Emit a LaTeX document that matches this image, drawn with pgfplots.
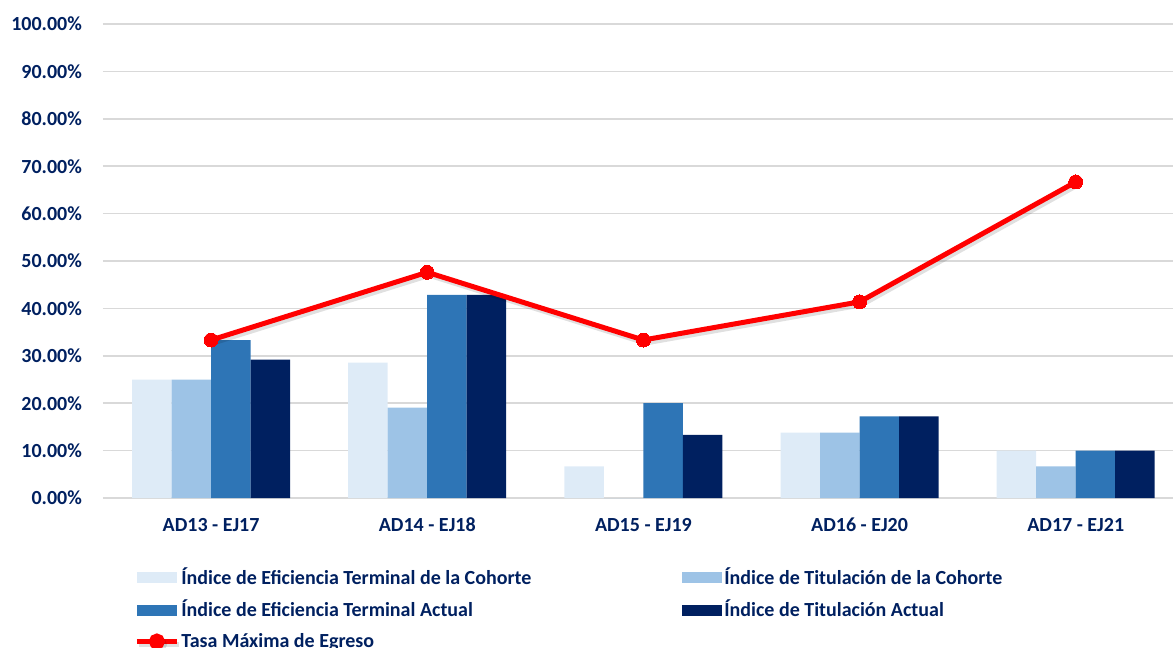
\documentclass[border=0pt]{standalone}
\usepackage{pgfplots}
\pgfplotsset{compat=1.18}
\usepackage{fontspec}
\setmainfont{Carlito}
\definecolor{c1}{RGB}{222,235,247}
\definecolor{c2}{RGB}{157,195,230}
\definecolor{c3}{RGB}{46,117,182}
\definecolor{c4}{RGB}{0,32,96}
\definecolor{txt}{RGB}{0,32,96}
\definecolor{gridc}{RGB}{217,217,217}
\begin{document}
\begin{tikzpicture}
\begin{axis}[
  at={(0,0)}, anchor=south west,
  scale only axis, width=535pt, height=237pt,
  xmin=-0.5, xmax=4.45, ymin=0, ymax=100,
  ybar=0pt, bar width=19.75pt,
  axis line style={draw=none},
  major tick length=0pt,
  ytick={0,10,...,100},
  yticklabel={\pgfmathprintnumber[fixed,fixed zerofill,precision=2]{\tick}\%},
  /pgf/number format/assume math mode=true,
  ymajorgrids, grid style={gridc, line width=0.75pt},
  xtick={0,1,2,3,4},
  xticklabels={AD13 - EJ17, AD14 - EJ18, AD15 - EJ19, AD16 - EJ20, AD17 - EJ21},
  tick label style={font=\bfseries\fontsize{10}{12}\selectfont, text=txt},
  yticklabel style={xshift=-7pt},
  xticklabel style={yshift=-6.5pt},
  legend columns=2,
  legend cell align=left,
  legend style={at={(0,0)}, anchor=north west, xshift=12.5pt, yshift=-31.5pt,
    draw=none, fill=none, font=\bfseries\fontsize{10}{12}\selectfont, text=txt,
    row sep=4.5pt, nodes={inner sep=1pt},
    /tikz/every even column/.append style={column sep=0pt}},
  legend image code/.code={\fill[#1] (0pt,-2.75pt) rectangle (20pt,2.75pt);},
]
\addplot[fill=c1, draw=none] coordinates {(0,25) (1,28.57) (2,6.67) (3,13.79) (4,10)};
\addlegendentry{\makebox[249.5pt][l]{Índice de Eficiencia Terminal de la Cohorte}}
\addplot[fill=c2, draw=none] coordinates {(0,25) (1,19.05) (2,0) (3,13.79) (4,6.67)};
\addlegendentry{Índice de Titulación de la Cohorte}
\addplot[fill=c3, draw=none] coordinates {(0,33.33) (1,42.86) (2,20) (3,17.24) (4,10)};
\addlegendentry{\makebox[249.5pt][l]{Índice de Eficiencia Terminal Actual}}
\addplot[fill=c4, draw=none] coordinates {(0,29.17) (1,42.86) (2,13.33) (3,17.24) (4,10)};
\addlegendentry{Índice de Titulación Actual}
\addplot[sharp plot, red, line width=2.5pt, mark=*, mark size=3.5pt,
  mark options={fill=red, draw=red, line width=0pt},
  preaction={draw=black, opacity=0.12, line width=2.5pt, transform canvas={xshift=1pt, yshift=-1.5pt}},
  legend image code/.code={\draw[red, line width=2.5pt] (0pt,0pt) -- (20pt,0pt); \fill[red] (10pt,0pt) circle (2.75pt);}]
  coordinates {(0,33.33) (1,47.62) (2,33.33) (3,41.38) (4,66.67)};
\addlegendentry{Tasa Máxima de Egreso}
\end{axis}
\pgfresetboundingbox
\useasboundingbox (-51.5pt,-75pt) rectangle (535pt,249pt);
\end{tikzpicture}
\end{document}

━━━━━━━━━━━━━━━━━━━━

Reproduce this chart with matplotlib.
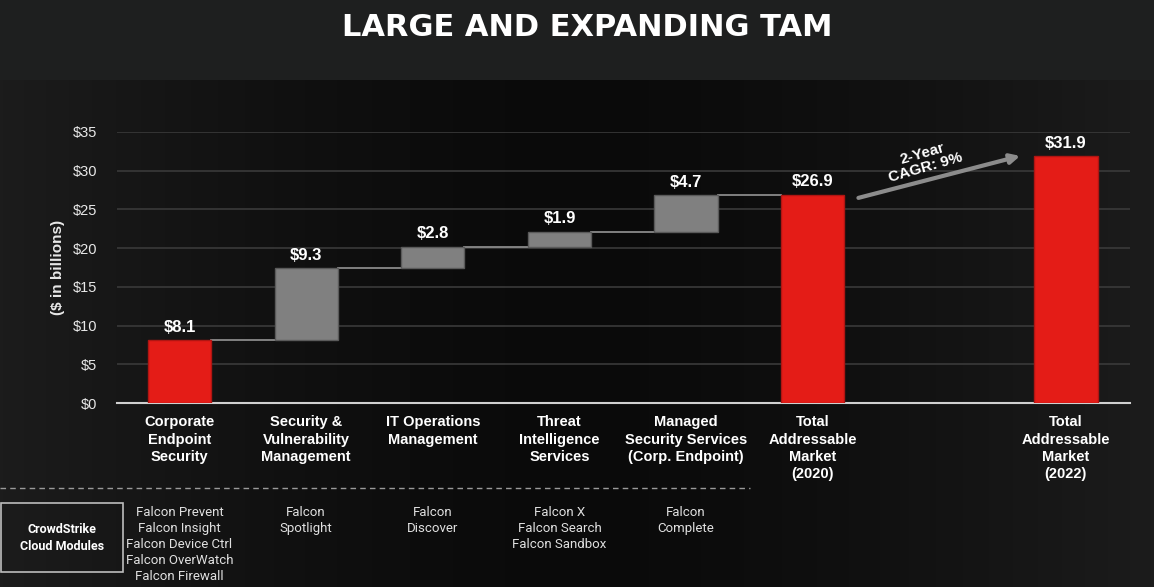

━━━━━━━━━━━━━━━━━━━━

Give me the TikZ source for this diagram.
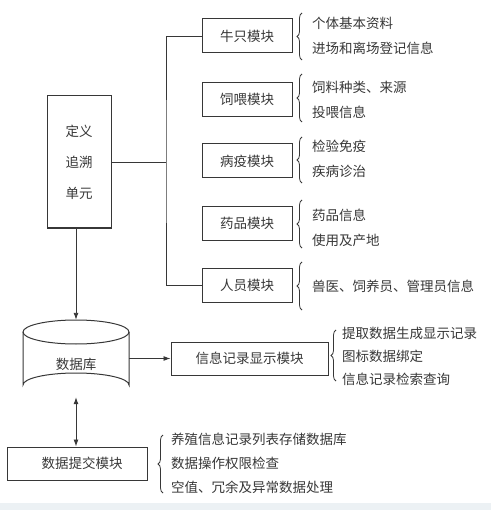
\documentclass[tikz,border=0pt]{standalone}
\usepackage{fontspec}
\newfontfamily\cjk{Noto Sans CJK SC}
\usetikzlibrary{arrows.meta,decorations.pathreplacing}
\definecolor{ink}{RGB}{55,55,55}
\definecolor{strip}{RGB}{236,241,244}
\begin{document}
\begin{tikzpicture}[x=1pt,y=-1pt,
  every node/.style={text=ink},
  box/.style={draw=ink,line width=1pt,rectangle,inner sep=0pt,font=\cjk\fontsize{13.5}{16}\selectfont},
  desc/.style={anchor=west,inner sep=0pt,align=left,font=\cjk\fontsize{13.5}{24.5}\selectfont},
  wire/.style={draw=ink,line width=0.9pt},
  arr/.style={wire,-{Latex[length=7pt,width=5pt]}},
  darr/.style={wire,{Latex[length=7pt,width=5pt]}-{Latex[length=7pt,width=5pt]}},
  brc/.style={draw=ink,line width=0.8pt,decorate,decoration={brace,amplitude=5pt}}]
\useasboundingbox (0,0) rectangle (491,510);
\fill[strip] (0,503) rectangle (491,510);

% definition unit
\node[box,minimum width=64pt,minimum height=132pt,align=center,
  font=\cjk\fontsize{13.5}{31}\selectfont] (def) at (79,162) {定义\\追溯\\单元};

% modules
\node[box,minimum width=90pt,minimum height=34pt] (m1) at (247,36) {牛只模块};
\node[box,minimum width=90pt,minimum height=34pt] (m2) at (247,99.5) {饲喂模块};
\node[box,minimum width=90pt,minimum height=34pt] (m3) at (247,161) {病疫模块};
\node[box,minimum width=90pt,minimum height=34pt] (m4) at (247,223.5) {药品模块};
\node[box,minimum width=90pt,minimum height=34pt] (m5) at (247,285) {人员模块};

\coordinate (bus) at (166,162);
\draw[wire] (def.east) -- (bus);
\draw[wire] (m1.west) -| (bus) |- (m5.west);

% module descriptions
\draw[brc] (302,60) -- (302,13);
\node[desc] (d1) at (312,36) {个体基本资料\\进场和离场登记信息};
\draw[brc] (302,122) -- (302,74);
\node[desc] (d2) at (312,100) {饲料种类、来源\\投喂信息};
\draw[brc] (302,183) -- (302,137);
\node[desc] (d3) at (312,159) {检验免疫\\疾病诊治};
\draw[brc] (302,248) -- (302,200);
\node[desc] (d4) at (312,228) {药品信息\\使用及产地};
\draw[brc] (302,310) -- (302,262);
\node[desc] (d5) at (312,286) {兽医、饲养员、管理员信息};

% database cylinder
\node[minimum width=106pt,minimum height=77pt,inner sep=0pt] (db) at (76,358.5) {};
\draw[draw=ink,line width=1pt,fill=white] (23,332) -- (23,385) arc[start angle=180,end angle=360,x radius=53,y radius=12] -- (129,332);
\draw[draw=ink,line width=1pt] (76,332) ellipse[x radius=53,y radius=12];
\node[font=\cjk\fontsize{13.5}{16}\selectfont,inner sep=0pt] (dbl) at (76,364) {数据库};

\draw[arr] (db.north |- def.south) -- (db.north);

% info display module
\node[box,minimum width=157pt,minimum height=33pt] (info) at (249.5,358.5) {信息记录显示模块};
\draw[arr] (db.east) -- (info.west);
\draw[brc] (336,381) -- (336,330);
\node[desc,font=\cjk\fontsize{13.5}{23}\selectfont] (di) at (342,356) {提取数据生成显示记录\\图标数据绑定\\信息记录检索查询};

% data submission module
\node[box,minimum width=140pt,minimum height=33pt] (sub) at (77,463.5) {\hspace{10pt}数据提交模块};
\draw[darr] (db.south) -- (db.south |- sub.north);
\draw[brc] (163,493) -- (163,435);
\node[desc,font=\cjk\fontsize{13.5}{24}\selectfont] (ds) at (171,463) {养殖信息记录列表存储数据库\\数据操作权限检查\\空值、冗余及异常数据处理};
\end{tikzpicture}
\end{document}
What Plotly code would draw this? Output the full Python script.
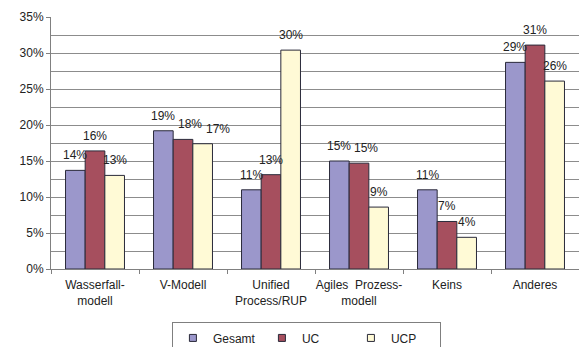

━━━━━━━━━━━━━━━━━━━━

(Instructions for the task) Leave out the pictures and give again exactly the lines from the one with "Give me the TikZ source for this diagram." through the one with "(bus) |- (m5.west);", and no others.

(Exercise answer)
Give me the TikZ source for this diagram.
\documentclass[tikz,border=0pt]{standalone}
\usepackage{fontspec}
\newfontfamily\cjk{Noto Sans CJK SC}
\usetikzlibrary{arrows.meta,decorations.pathreplacing}
\definecolor{ink}{RGB}{55,55,55}
\definecolor{strip}{RGB}{236,241,244}
\begin{document}
\begin{tikzpicture}[x=1pt,y=-1pt,
  every node/.style={text=ink},
  box/.style={draw=ink,line width=1pt,rectangle,inner sep=0pt,font=\cjk\fontsize{13.5}{16}\selectfont},
  desc/.style={anchor=west,inner sep=0pt,align=left,font=\cjk\fontsize{13.5}{24.5}\selectfont},
  wire/.style={draw=ink,line width=0.9pt},
  arr/.style={wire,-{Latex[length=7pt,width=5pt]}},
  darr/.style={wire,{Latex[length=7pt,width=5pt]}-{Latex[length=7pt,width=5pt]}},
  brc/.style={draw=ink,line width=0.8pt,decorate,decoration={brace,amplitude=5pt}}]
\useasboundingbox (0,0) rectangle (491,510);
\fill[strip] (0,503) rectangle (491,510);

% definition unit
\node[box,minimum width=64pt,minimum height=132pt,align=center,
  font=\cjk\fontsize{13.5}{31}\selectfont] (def) at (79,162) {定义\\追溯\\单元};

% modules
\node[box,minimum width=90pt,minimum height=34pt] (m1) at (247,36) {牛只模块};
\node[box,minimum width=90pt,minimum height=34pt] (m2) at (247,99.5) {饲喂模块};
\node[box,minimum width=90pt,minimum height=34pt] (m3) at (247,161) {病疫模块};
\node[box,minimum width=90pt,minimum height=34pt] (m4) at (247,223.5) {药品模块};
\node[box,minimum width=90pt,minimum height=34pt] (m5) at (247,285) {人员模块};

\coordinate (bus) at (166,162);
\draw[wire] (def.east) -- (bus);
\draw[wire] (m1.west) -| (bus) |- (m5.west);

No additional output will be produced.